Pleasanton Weekly
- Late 2006 and early 2007 editions of the Pleasanton Weekly
- Type: Alternative weekly
- Owner: Embarcadero Media
- Publisher: Gina Channell
- President: Gina Channell
- Editor: Jeremy Walsh
- Founded: 2000
- Language: English
- Headquarters: 5506 Sunol Boulevard, Suite 203, Pleasanton, California
- City: Pleasanton, California
- Country: United States
- Circulation: 9,500 print; 180,000 digital; (as of 2020)
- Sister newspapers: Palo Alto Weekly, The Almanac, Mountain View Voice
- Website: www.pleasantonweekly.com

= Pleasanton Weekly =

The Pleasanton Weekly is a weekly newspaper published in Pleasanton, California, established in 2000. Owned by Embarcadero Media, the newspaper serves Pleasanton, California.

Gina Channell was named the division president and Pleasanton Weekly publisher in 2006. In 2017, Jeremy Walsh took over as the paper's editor from the founding editor Jeb Bing. The newspaper also maintains an online version on its website. The Pleasanton Weekly is distributed free to all households every Friday, as well as via businesses and street newsstands.

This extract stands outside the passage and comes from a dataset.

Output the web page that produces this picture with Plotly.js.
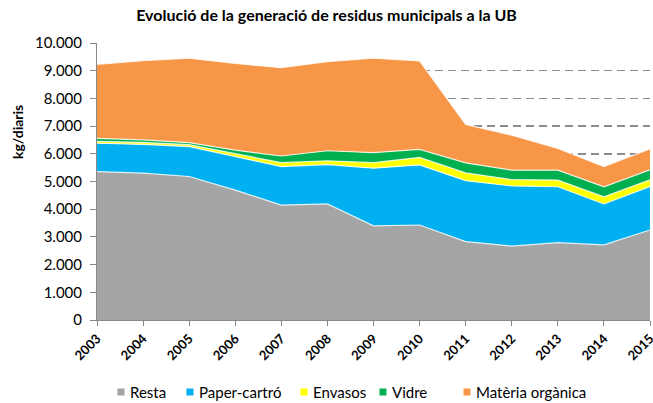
<!DOCTYPE html>
<html>
<head>
<meta charset="utf-8">
<script src="https://cdn.plot.ly/plotly-3.0.1.min.js"></script>
<style>html,body{margin:0;padding:0;background:#fff;}#chart{width:653px;height:403px;}</style>
</head>
<body>
<div id="chart"></div>
<script>
const years = [2003,2004,2005,2006,2007,2008,2009,2010,2011,2012,2013,2014,2015];
const resta = [5360,5300,5180,4690,4150,4190,3400,3430,2830,2670,2790,2710,3250];
const paperCartro = [1020,1040,1080,1200,1390,1420,2080,2170,2200,2170,2020,1480,1570];
const envasos = [70,70,70,120,140,140,200,270,280,230,240,260,240];
const vidre = [110,90,70,120,240,360,360,290,360,340,360,360,360];
const materiaOrganica = [2670,2860,3050,3130,3190,3220,3410,3190,1390,1260,780,730,760];
const seriesNames = ['Resta','Paper-cartró','Envasos','Vidre','Matèria orgànica'];
const seriesValues = [resta, paperCartro, envasos, vidre, materiaOrganica];
const colors = ['#a5a5a5','#00b0f0','#ffff00','#00b050','#f79646'];

const FONT = 'Lato, Open Sans, sans-serif';
const W = 653, H = 403;
const M = {l:97, r:3, t:43, b:83};
const pw = W - M.l - M.r, ph = H - M.t - M.b;
const px2x = p => (p - M.l) / pw;
const py2y = p => (H - M.b - p) / ph;

const traces = seriesNames.map((n,i)=>({
  type:'scatter', mode:'lines', name:n, x:years, y:seriesValues[i],
  stackgroup:'one', fillcolor:colors[i], showlegend:false,
  line:{color:'rgba(255,255,255,0.8)', width:1.2, shape:'linear'}
}));

// custom legend (square swatch + label), positions in pixels
const legendSquareX = [121, 190, 304, 383, 467];
const legendY = 392;
const shapes = [], annotations = [];
seriesNames.forEach((n,i)=>{
  shapes.push({type:'rect', xref:'paper', yref:'paper',
    x0:px2x(legendSquareX[i]-3.5), x1:px2x(legendSquareX[i]+3.5),
    y0:py2y(legendY+3.5), y1:py2y(legendY-3.5),
    fillcolor:colors[i], line:{width:0}});
  annotations.push({text:n, xref:'paper', yref:'paper', x:px2x(legendSquareX[i]+7), y:py2y(legendY),
    xanchor:'left', yanchor:'middle', showarrow:false,
    font:{family:FONT, size:15, color:'#000'}});
});
annotations.push({text:'kg/diaris', xref:'paper', yref:'paper', x:px2x(17), y:py2y(132),
  xanchor:'center', yanchor:'middle', textangle:-90, showarrow:false,
  font:{family:FONT, size:14, color:'#000', weight:'bold'}});

const layout = {
  width:W, height:H, margin:M,
  paper_bgcolor:'#fff', plot_bgcolor:'#fff',
  separators:',.',
  title:{text:'Evolució de la generació de residus municipals a la UB', x:0.5, xanchor:'center', y:0.975, yanchor:'top',
    font:{family:FONT, size:16, color:'#000', weight:'bold'}},
  xaxis:{range:[2003,2015], tickmode:'array', tickvals:years, ticktext:years.map(String), tickangle:-45,
    tickfont:{family:FONT, size:13, color:'#000', weight:'bold'}, ticklabeloverflow:'allow',
    showgrid:false, zeroline:false, showline:true, linecolor:'#888', linewidth:1,
    ticks:'outside', ticklen:5, tickcolor:'#888'},
  yaxis:{range:[0,10000], dtick:1000, tickformat:',d',
    tickfont:{family:FONT, size:15, color:'#000'}, ticklabelstandoff:5,
    showgrid:true, gridcolor:'#8c8c8c', griddash:'8px,5px', gridwidth:1.5,
    zeroline:false, showline:true, linecolor:'#888', linewidth:1,
    ticks:'outside', ticklen:6, tickcolor:'#888'},
  shapes:shapes, annotations:annotations,
  showlegend:false
};
Plotly.newPlot('chart', traces, layout, {displayModeBar:false, staticPlot:true});
</script>
</body>
</html>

As of 2020, the print circulation is 9,500 and the digital reach is 180,000 monthly total visits. 90% of the paper's revenue comes from the print edition.

== Awards and recognition ==
The newspaper has won multiple first-place awards from the California Newspaper Publishers Association. Awards include first-place Coverage of Local Government from the 2018 California Journalism Awards Digital Contest and first-place Editorial Comment from the 2019 California Journalism Awards Print Contest.